What To Do With Edwards
As someone who championed adding John Edwards to the ticket from early on, so that he could sell the “Two Americas” domestic message better than Kerry, I tend to agree somewhat with the overall premise behind this New York Times piece this morning, which asks basically “Where’s Edwards?” The campaign has been using Edwards in primarily rural areas, usually off the national radar, but racking up good positive local press everywhere he goes.
The national “why didn’t I get hired” Democratic types like Tony Coehlo, who ran Gore nearly into the ground in 2000, complain now that Edwards is almost invisible, especially when contrasted with the attack-dog posture that Cheney performs for Bush. (In fact, someone needs to put a muzzle on Coehlo, and now.) Paging Hillary Clinton.
But Edwards was never brought aboard to be the attack dog, he was brought aboard to be the sunnier, more connectable half of the ticket focusing on parts of the country where he could help. We can debate the issue of whether or not this was a wise strategy in a world where your current Vice President is gleefully attacking and lying with impunity and there is no daily counterbalance to that except Kerry himself. I thought at the time that it was the right strategy, aimed at filling in for Kerry’s weaknesses.
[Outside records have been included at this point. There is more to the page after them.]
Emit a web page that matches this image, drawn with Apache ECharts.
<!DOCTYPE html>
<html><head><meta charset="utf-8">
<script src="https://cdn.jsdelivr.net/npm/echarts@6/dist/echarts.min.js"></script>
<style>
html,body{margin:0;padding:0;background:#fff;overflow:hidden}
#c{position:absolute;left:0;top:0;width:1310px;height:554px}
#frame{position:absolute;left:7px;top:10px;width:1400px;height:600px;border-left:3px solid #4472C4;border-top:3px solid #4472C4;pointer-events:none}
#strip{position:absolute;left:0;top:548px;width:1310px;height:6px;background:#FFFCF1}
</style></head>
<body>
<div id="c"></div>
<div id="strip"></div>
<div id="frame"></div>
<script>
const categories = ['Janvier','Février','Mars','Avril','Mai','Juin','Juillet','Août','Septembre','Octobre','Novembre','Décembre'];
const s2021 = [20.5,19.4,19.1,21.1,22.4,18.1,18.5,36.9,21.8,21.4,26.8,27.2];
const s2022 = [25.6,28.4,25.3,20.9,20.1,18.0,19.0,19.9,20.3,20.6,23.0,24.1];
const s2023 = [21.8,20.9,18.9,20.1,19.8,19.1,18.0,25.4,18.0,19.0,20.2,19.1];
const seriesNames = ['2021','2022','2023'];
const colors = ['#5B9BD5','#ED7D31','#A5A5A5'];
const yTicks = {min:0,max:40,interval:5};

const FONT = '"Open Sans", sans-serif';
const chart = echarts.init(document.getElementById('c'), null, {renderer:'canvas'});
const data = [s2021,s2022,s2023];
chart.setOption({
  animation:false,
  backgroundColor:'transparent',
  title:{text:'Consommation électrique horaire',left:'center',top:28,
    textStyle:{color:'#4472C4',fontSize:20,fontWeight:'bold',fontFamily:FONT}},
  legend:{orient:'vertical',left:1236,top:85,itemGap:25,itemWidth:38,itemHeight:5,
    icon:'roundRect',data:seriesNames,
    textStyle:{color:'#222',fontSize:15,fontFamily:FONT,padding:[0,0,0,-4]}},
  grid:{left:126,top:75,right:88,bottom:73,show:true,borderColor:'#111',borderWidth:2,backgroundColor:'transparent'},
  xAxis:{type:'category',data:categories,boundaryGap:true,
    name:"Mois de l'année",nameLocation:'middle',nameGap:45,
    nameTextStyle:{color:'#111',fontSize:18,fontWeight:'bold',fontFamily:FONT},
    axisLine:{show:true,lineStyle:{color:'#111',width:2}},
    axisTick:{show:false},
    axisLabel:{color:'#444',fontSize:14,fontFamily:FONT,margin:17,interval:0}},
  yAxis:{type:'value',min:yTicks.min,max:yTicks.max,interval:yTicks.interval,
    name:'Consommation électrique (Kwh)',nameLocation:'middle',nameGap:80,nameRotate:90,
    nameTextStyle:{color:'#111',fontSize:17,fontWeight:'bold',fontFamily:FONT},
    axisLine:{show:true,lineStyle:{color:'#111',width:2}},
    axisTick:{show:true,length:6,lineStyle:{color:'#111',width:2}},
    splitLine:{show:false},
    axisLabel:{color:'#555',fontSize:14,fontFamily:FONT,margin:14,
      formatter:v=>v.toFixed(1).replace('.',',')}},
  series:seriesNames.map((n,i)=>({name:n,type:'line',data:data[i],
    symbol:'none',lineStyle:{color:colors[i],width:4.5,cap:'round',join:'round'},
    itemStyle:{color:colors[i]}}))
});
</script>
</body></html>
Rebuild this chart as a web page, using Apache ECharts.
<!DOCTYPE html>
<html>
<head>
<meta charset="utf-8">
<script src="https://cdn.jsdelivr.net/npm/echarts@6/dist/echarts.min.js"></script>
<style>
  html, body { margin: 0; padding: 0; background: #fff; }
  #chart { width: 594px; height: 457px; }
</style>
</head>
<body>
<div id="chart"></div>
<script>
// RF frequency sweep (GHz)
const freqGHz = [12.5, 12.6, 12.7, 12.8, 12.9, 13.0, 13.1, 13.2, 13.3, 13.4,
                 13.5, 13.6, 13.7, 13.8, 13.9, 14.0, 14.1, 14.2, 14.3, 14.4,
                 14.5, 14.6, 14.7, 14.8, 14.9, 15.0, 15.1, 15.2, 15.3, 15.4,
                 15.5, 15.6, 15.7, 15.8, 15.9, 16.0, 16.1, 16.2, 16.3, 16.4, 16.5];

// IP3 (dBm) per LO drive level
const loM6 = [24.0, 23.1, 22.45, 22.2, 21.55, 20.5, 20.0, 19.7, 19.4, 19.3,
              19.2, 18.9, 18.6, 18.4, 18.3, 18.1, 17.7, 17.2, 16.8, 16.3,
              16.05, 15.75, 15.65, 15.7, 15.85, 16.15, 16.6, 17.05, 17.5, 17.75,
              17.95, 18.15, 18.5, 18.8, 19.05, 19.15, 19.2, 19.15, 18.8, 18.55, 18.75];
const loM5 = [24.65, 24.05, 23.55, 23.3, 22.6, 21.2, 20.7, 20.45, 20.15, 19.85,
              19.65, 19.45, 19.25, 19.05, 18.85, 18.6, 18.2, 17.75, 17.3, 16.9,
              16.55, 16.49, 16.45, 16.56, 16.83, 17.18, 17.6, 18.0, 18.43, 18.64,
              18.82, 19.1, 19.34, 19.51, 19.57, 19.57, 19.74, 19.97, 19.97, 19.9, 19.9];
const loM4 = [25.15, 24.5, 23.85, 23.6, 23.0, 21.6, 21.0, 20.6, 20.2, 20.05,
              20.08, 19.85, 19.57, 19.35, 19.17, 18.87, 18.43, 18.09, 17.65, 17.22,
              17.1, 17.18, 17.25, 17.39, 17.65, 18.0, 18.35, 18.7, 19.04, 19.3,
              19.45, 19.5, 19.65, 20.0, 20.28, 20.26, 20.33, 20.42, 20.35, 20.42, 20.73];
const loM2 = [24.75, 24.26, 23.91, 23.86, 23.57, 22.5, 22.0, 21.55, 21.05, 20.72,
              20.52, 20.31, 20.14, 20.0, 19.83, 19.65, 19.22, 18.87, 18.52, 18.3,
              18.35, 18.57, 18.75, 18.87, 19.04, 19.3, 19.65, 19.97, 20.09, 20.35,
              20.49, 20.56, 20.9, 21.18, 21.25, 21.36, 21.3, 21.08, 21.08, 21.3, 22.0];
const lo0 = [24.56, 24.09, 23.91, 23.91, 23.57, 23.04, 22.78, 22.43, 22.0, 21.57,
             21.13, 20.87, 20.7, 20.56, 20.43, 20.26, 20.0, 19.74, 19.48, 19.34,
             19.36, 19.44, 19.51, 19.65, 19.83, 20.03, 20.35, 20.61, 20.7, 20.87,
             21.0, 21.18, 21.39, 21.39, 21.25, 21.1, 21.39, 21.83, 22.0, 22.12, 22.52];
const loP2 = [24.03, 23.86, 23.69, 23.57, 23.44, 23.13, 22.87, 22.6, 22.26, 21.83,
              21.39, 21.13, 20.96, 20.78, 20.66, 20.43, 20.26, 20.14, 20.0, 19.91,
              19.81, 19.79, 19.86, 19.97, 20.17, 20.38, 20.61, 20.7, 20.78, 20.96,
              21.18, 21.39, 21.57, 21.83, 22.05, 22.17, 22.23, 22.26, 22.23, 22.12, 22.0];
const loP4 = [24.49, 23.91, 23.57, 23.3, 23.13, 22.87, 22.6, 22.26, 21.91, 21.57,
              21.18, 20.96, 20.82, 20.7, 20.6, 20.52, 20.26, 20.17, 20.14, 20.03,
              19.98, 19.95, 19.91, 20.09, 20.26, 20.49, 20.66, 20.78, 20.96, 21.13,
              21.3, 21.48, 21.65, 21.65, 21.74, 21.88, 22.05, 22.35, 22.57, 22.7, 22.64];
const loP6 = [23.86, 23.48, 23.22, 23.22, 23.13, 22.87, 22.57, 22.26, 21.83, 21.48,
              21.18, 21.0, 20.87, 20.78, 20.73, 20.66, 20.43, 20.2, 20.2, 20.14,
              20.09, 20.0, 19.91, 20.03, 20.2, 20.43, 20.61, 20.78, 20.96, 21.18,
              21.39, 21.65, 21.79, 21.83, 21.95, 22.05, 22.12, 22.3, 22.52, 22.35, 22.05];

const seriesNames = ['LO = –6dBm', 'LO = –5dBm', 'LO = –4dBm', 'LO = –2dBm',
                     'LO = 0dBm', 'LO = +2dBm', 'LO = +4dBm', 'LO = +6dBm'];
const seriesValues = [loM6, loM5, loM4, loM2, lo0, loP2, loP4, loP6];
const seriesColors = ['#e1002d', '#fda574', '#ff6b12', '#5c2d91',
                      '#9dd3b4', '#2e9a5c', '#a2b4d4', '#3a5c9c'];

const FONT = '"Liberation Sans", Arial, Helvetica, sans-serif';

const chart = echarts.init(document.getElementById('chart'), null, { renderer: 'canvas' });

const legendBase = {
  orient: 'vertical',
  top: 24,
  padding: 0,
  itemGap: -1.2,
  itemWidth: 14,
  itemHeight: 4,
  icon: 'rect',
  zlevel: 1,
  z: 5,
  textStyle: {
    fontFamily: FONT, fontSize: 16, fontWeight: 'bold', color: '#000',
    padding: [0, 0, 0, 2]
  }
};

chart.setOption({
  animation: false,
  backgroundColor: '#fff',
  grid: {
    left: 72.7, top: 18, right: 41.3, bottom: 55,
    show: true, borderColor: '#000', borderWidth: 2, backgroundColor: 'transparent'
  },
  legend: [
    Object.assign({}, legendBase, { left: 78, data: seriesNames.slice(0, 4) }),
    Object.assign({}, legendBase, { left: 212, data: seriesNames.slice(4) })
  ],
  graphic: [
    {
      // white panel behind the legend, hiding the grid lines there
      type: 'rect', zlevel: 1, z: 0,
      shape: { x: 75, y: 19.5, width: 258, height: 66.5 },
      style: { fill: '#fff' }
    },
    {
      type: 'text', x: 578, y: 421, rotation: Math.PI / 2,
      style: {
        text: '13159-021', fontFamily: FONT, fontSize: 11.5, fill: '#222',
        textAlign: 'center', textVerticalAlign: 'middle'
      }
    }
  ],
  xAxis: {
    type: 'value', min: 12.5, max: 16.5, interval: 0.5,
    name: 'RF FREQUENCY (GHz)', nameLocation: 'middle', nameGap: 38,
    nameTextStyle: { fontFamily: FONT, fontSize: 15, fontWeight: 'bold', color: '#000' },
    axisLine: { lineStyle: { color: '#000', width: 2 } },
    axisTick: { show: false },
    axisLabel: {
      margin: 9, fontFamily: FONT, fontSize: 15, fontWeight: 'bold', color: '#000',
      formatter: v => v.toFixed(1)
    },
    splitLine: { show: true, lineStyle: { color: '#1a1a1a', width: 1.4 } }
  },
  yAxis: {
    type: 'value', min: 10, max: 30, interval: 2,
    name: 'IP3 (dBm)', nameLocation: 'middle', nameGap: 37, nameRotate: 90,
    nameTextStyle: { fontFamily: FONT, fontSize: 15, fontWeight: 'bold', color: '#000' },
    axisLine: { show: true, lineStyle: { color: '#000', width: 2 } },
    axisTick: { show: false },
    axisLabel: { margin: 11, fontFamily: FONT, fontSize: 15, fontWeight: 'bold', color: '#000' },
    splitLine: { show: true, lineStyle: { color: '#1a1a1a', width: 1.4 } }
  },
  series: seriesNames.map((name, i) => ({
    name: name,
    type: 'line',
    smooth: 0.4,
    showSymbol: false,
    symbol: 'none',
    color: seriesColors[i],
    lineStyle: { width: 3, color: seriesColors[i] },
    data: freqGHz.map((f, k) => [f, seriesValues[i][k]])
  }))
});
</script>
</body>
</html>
Others may argue with some success now that in light of the attack campaign that Cheney and Bush had planned to wage all along, that perhaps the best person to be our attack dog as a Number Two may have been a Wes Clark or a Dick Gephardt.
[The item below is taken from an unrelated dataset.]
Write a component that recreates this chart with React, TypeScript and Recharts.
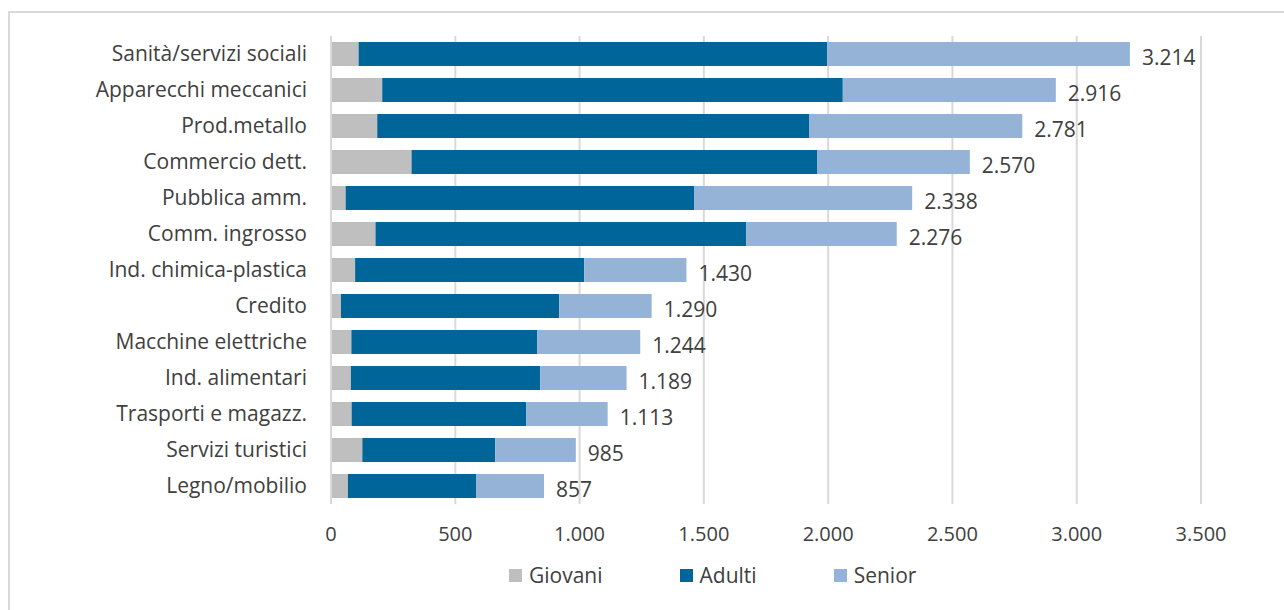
import { BarChart, Bar, XAxis, YAxis, CartesianGrid, Legend, LabelList } from "recharts";

const FONT = "'Open Sans', 'Noto Sans', sans-serif";
const TEXT = "#404040";
const GRID = "#d9d9d9";

const categories = [
  "Sanità/servizi sociali",
  "Apparecchi meccanici",
  "Prod.metallo",
  "Commercio dett.",
  "Pubblica amm.",
  "Comm. ingrosso",
  "Ind. chimica-plastica",
  "Credito",
  "Macchine elettriche",
  "Ind. alimentari",
  "Trasporti e magazz.",
  "Servizi turistici",
  "Legno/mobilio",
];
const giovani = [111, 206, 186, 324, 59, 179, 97, 40, 82, 80, 83, 126, 68];
const adulti = [1885, 1853, 1737, 1633, 1403, 1492, 922, 878, 747, 762, 703, 535, 517];
const senior = [1218, 857, 858, 613, 876, 605, 411, 372, 415, 347, 327, 324, 272];
const totals = [3214, 2916, 2781, 2570, 2338, 2276, 1430, 1290, 1244, 1189, 1113, 985, 857];
const xTicks = [0, 500, 1000, 1500, 2000, 2500, 3000, 3500];

const series = [
  { key: "giovani", name: "Giovani", color: "#bfbfbf" },
  { key: "adulti", name: "Adulti", color: "#006699" },
  { key: "senior", name: "Senior", color: "#95b3d7" },
];

const data = categories.map((name, i) => ({
  name,
  giovani: giovani[i],
  adulti: adulti[i],
  senior: senior[i],
  total: totals[i],
}));

// italian thousands separator
const fmt = (v: number) => String(v).replace(/\B(?=(\d{3})+(?!\d))/g, ".");

function TotalLabel(props: any) {
  const vb = props.viewBox || props;
  const x = Number(vb.x) + Number(vb.width);
  const y = Number(vb.y) + Number(vb.height) / 2;
  return (
    <text
      x={x + 12}
      y={y + 3}
      fill={TEXT}
      fontSize={21}
      fontFamily={FONT}
      textAnchor="start"
      dominantBaseline="central"
    >
      {fmt(Number(props.value))}
    </text>
  );
}

function LegendBox() {
  return (
    <div style={{ display: "flex", alignItems: "center", height: 26, fontFamily: FONT, fontSize: 21, color: TEXT }}>
      {series.map((s, i) => (
        <div key={s.key} style={{ display: "flex", alignItems: "center", marginRight: i < 2 ? 77 : 0 }}>
          <span style={{ width: 13, height: 13, background: s.color, display: "inline-block", marginRight: 7 }} />
          <span>{s.name}</span>
        </div>
      ))}
    </div>
  );
}

export default function App() {
  return (
    <div
      style={{
        position: "absolute",
        left: 0,
        top: 0,
        width: 1284,
        height: 610,
        overflow: "hidden",
        background: "#ffffff",
      }}
    >
      <div
        style={{
          position: "absolute",
          left: 8,
          top: 11,
          width: 1300,
          height: 640,
          border: `2px solid ${GRID}`,
        }}
      />
      <BarChart
        width={1284}
        height={610}
        data={data}
        layout="vertical"
        barCategoryGap="33%"
        margin={{ top: 36, right: 83, bottom: 40, left: 0 }}
        style={{ position: "absolute", left: 0, top: 0 }}
      >
        <CartesianGrid horizontal={false} stroke={GRID} strokeWidth={2} />
        <XAxis
          type="number"
          domain={[0, 3500]}
          ticks={xTicks}
          tickFormatter={fmt}
          axisLine={false}
          tickLine={false}
          tickSize={0}
          tickMargin={23}
          height={40}
          tick={{ fill: TEXT, fontSize: 20, fontFamily: FONT }}
        />
        <YAxis
          type="category"
          dataKey="name"
          width={331}
          axisLine={{ stroke: GRID, strokeWidth: 2 }}
          tickLine={false}
          tickSize={0}
          tickMargin={24}
          interval={0}
          tick={{ fill: TEXT, fontSize: 21, fontFamily: FONT }}
        />
        <Legend
          verticalAlign="bottom"
          content={<LegendBox />}
          wrapperStyle={{ position: "absolute", left: 509, top: 562, width: "auto" }}
        />
        {series.map((s) => (
          <Bar
            key={s.key}
            dataKey={s.key}
            name={s.name}
            stackId="a"
            fill={s.color}
            barSize={24}
            isAnimationActive={false}
          >
            {s.key === "senior" ? <LabelList dataKey="total" content={<TotalLabel />} /> : null}
          </Bar>
        ))}
      </BarChart>
    </div>
  );
}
Given that the number of states that Kerry is contesting is shrinking, and that his base is showing signs of wandering, I think a good case can be made that Gephardt would be more useful right now that Edwards. But this is water under the bridge. The truth is that Kerry is withdrawing from the states that Edwards was supposed to focus on: North Carolina, Virginia, Louisiana, and Arkansas. This is troubling since Kerry is still within six points in both Virginia and North Carolina, and less than two points behind in Arkansas.
If in fact the Kerry campaign has backed away from these states, then Edwards needs to be immediately redirected to the “must haves” in the remaining weeks. These would include Wisconsin, Minnesota, Iowa, Nevada, Missouri, Florida, and Pennsylvania while doing more and more attacking. The campaign also needs to focus some time in New Jersey and Michigan, and make an effort to steal Ohio out from under Bush, but these targets are probably best left to Kerry.
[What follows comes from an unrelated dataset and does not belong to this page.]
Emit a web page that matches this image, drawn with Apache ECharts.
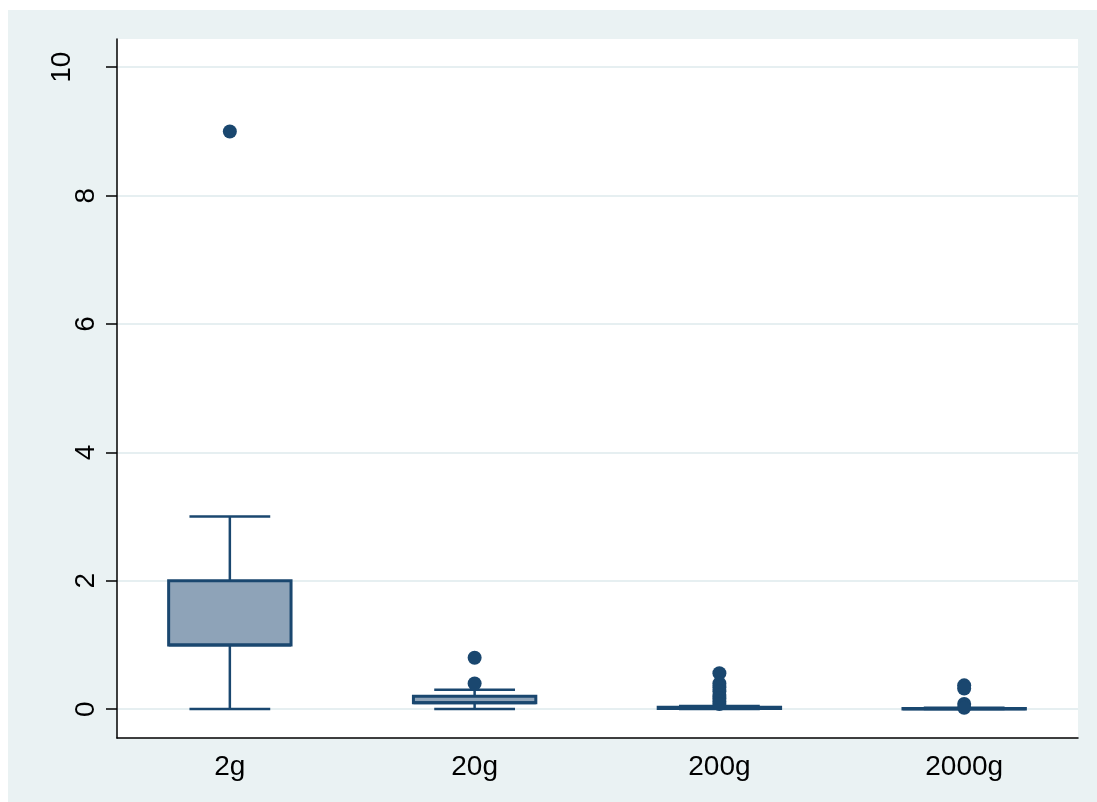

Either way, the key is to take the state of the race as you find it today, and use your ticket and resources in the best way to capture your essential targets. And that means getting Edwards back into prime time in key “must-have” states hammering Bush while also hitting the “Two Americas” theme hard. Several weeks of that will turn around the numbers in the battleground states.
Lastly, Edwards needs to be put front and center because of killer moves like this one. Introducing the draft into the campaign is shrewd and puts the Bush team in a bad spot.